Closed timbrisc closed 7 years ago

timbrisc commented 7 years ago

Issue migrated from trac ticket # 194

component: help | priority: minor | resolution: answered

2017-01-03 16:34:47: bruno@imby.bio created the issue


The standard currently specifies that only SI units can take prefixes. However, there are instances where prefixes are used with non-SI units in particular industries. For instance, the retail gas industry in the United Kingdom often install gas meters that measure consumption in hecto-cubic-feet.

Should there be a way to describe industry specific exceptions to the above rule? (possibly with caveats that such units should be used carefully)

timbrisc commented 7 years ago

2017-03-03 02:01:28: gschadow@pragmaticdata.com changed status from new to closed

timbrisc commented 7 years ago

2017-03-03 02:01:28: gschadow@pragmaticdata.com set resolution to answered

timbrisc commented 7 years ago

2017-03-03 02:01:28: gschadow@pragmaticdata.com commented


No, it's just a word. 100.[ft_i]3 does it also easy enough. Even if it was cubic centimeter, a "hecto cubic centimeter" doesn't exist.

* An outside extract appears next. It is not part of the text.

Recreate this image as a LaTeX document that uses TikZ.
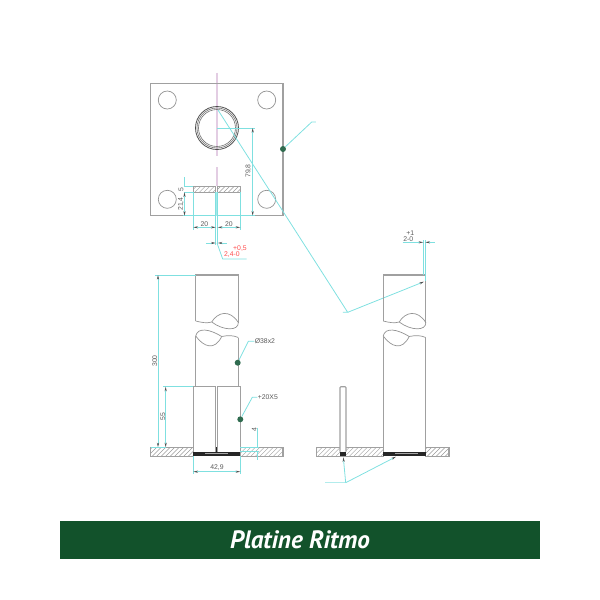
\documentclass[tikz,border=0pt]{standalone}
\usepackage{fontspec}
\setmainfont{Liberation Sans}
\newfontfamily\bannerfont{PT Sans}
\usetikzlibrary{arrows.meta}
\definecolor{dimcyan}{HTML}{7FE0E0}
\definecolor{bannergreen}{HTML}{12522B}
\definecolor{dotgreen}{HTML}{2F6B4F}
\definecolor{axispink}{HTML}{E3CDE3}
\definecolor{edgegrey}{HTML}{A0A0A0}
% hatched rectangle: x1,y1,x2,y2
\newcommand{\hatchbox}[4]{
  \begin{scope}
    \clip (#1,#2) rectangle (#3,#4);
    \pgfmathsetmacro{\hstart}{#1-12}
    \pgfmathsetmacro{\hnext}{#1-7.5}
    \foreach \hx in {\hstart,\hnext,...,#3}
      \draw[hatchline] (\hx,#4) -- ++(12,-12);
  \end{scope}
  \draw[outline] (#1,#2) rectangle (#3,#4);
}
% tube with break lines, x = left edge
\newcommand{\tubeview}[2]{
  \begin{scope}[shift={(#1,0)}]
    \draw[outline] (0,321) -- (0,275) -- (42.6,275) -- (42.6,322.5);
    \draw[thinline] (0,321) .. controls (6,322.5) and (11,323.5) .. (16,322)
      .. controls (22,312) and (34,309) .. (42.6,322.5)
      .. controls (43,331) and (28,331) .. (16,322);
    \draw[thinline] (0,336) .. controls (2,327) and (14,329) .. (26,336.5)
      .. controls (33,335) and (38,335.5) .. (42.6,337.5);
    \draw[thinline] (0,336) .. controls (8,347) and (19,351) .. (26,336.5);
    \draw[outline] (0,336) -- (0,#2) (42.6,337.5) -- (42.6,#2);
  \end{scope}
}
\begin{document}
\begin{tikzpicture}[x=0.02cm, y=-0.02cm,
    outline/.style={draw=edgegrey, line width=0.65pt},
    thinline/.style={draw=gray!85, line width=0.4pt},
    hatchline/.style={draw=gray!80, line width=0.25pt},
    dimline/.style={draw=dimcyan, line width=0.45pt},
    tiptip/.style={-{Stealth[length=2.6pt,width=1.2pt,color=black!70]}},
    dimarrow/.style={dimline, {Stealth[length=2.6pt,width=1.2pt,color=black!70]}-{Stealth[length=2.6pt,width=1.2pt,color=black!70]}},
    axisline/.style={draw=axispink, line width=0.8pt},
    dot/.style={circle, fill=dotgreen, inner sep=0pt, minimum size=3.4pt},
    weldfill/.style={fill=black!85},
    dimlabel/.style={font=\fontsize{3.9}{4}\selectfont, text=black!65, inner sep=0pt},
    redlabel/.style={font=\fontsize{3.9}{4}\selectfont, text=red!70, inner sep=0pt}]

  \useasboundingbox (0,0) rectangle (600,600);

  % plan view
  \draw[axisline] (217,72.7) -- (217,156) (217,167) -- (217,186);
  \draw[outline] (150.5,83.5) rectangle (283,215.7);
  \foreach \hx in {167.3,266.7} \foreach \hy in {100,199.3}
    \draw[thinline] (\hx,\hy) circle (9);
  \draw[black!70, line width=0.45pt] (217,128) circle (21.5);
  \draw[black!55, line width=0.35pt] (217,128) circle (20);
  \draw[black!55, line width=0.35pt] (217,128) circle (18.5);
  \hatchbox{193.3}{186.7}{215.7}{192.3}
  \hatchbox{217.7}{186.7}{240.3}{192.3}

  \node[dot] (platedot) at (283,149) {};
  \coordinate (platebend) at (311.7,122);
  \coordinate (plateend) at (316,122);
  \draw[dimline] (platedot) -- (platebend) -- (plateend);

  \coordinate (weldtop) at (218,110);
  \coordinate (weldbend) at (347.7,312.3);
  \coordinate (weldend) at (343,312.3);
  \coordinate (gaptip) at (424,281.7);
  \draw[dimline] (weldend) -- (weldbend) -- (weldtop);
  \draw[dimline, tiptip] (weldbend) -- (gaptip);

  \draw[dimline] (217,128) -- (255,128);
  \draw[dimcyan, line width=0.7pt] (183,215.7) -- (255,215.7);
  \draw[dimarrow] (252.7,128) -- (252.7,215.7);
  \node[dimlabel, rotate=90] (lblheight) at (248.5,171) {79,8};

  \draw[dimline] (184,186.7) -- (193.3,186.7) (184,192.3) -- (193.3,192.3);
  \draw[dimline] (184.5,177) -- (184.5,186.7);
  \draw[dimarrow] (184.5,192.3) -- (184.5,215.7);
  \node[dimlabel, rotate=90] (lblfive) at (181,189.5) {5};
  \node[dimlabel, rotate=90] (lbloffset) at (181,204) {21,4};

  \draw[dimline] (193.3,192.3) -- (193.3,230) (240.3,192.3) -- (240.3,230);
  \fill[dimcyan!70] (215.7,192.3) rectangle (217.7,216);
  \draw[dimline] (215.7,192.3) -- (215.7,245) (217.7,192.3) -- (217.7,245);
  \draw[dimarrow] (193.3,227.3) -- (215.7,227.3);
  \draw[dimarrow] (217.7,227.3) -- (240.3,227.3);
  \node[dimlabel] (lblleft) at (204.5,224) {20};
  \node[dimlabel] (lblright) at (229,224) {20};

  \draw[dimline, tiptip] (206,243) -- (215.7,243);
  \draw[dimline, tiptip] (227,243) -- (217.7,243);
  \coordinate (slotbend) at (222.7,259);
  \draw[dimline] (217,243) -- (slotbend) -- (246.7,259);
  \node[redlabel] (lbltolup) at (240,248.5) {+0,5};
  \node[redlabel] (lbltol) at (232,255) {2,4-0};

  % front view
  \tubeview{195.7}{387}
  \hatchbox{150.7}{447.3}{193.3}{456.3}
  \hatchbox{240.3}{447.3}{283}{456.3}
  \draw[outline] (193.3,456) -- (193.3,386.7) -- (215.7,386.7) -- (215.7,451.5);
  \draw[outline] (217.7,451.5) -- (217.7,386.7) -- (240.3,386.7) -- (240.3,456);
  \fill[weldfill] (193.3,451.5) rectangle (240.3,456);
  \fill[weldfill] (215.9,447) rectangle (217.5,451.5);
  \draw[gray!70, line width=0.3pt] (205,453.6) -- (228,453.6);

  \draw[dimline] (155,275) -- (195.7,275);
  \draw[dimarrow] (158,275) -- (158,447.3);
  \node[dimlabel, rotate=90] (lbltube) at (154.7,361) {300};
  \draw[dimline] (163,386.7) -- (193.3,386.7);
  \draw[dimarrow] (165.7,386.7) -- (165.7,447.3);
  \node[dimlabel, rotate=90] (lblbar) at (162.7,416.7) {55};
  \draw[dimline] (150.7,447.3) -- (166,447.3);

  \node[dot] (tubedot) at (237.7,362.7) {};
  \node[dimlabel, anchor=west] (lbltubesize) at (254.5,341.3) {Ø38x2};
  \draw[dimline] (tubedot) -- (248.3,341.3) -- (lbltubesize.west);
  \node[dot] (bardot) at (240.3,419.3) {};
  \node[dimlabel, anchor=west] (lblbarsize) at (257.5,397.3) {+20X5};
  \draw[dimline] (bardot) -- (252.3,397.3) -- (lblbarsize.west);

  \draw[dimline] (240.3,447.3) -- (259,447.3) (240.3,451.3) -- (259,451.3);
  \draw[dimline] (257.7,427.7) -- (257.7,447.3) (257.7,451.3) -- (257.7,460);
  \node[dimlabel, rotate=90] (lblweld) at (254.3,430) {4};
  \draw[dimline] (193.3,456) -- (193.3,474) (240.3,456) -- (240.3,474);
  \draw[dimarrow] (193.3,471.7) -- (240.3,471.7);
  \node[dimlabel] (lblwidth) at (217,468) {42,9};

  % side view
  \tubeview{383.2}{451.5}
  \hatchbox{316.3}{447.3}{383.3}{456.3}
  \hatchbox{425.7}{447.3}{449}{456.3}
  \draw[outline, fill=white, rounded corners=0.5pt] (340,451.5) -- (340,386.7) -- (346,386.7) -- (346,451.5);
  \fill[weldfill] (340,451.5) rectangle (346,456.3);
  \fill[weldfill] (383.2,451.5) rectangle (425.8,456);
  \draw[gray!70, line width=0.3pt] (395,453.6) -- (418,453.6);

  \draw[dimline] (423.3,240) -- (423.3,275) (425.3,240) -- (425.3,281);
  \draw[dimline, tiptip] (402.7,242.3) -- (423.3,242.3);
  \draw[dimline, tiptip] (435,242.3) -- (425.3,242.3);
  \node[dimlabel] (lblgapup) at (410.3,232.7) {+1};
  \node[dimlabel] (lblgap) at (408.3,239) {2-0};

  \coordinate (sidebend) at (345.7,482.7);
  \draw[dimcyan!60, line width=0.8pt] (325,482.7) -- (sidebend);
  \draw[dimline, tiptip] (sidebend) -- (343.3,457.3);
  \draw[dimline, tiptip] (sidebend) -- (396,456.7);

  % banner
  \node[fill=bannergreen, minimum width=9.6cm, minimum height=0.76cm, inner sep=0pt,
        text=white, font=\bannerfont\bfseries\itshape\fontsize{14.3}{16}\selectfont] (banner) at (300,540) {Platine Ritmo};
\end{tikzpicture}
\end{document}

Now I would not be surprised if somewhere somebody has said thinks like kilo-miles or may be even hecto-feet but what people casually say doesn't mean it needs to be encoded as atomic symbols. They still can use UCUM to say precisely what they want, like 100.[ft_i] or 1000.[mi_i].

timbrisc commented 7 years ago

2017-03-03 11:04:43: bruno@imby.bio commented


Thanks for the answer, it makes complete sense and shows how powerful the UCUM format is.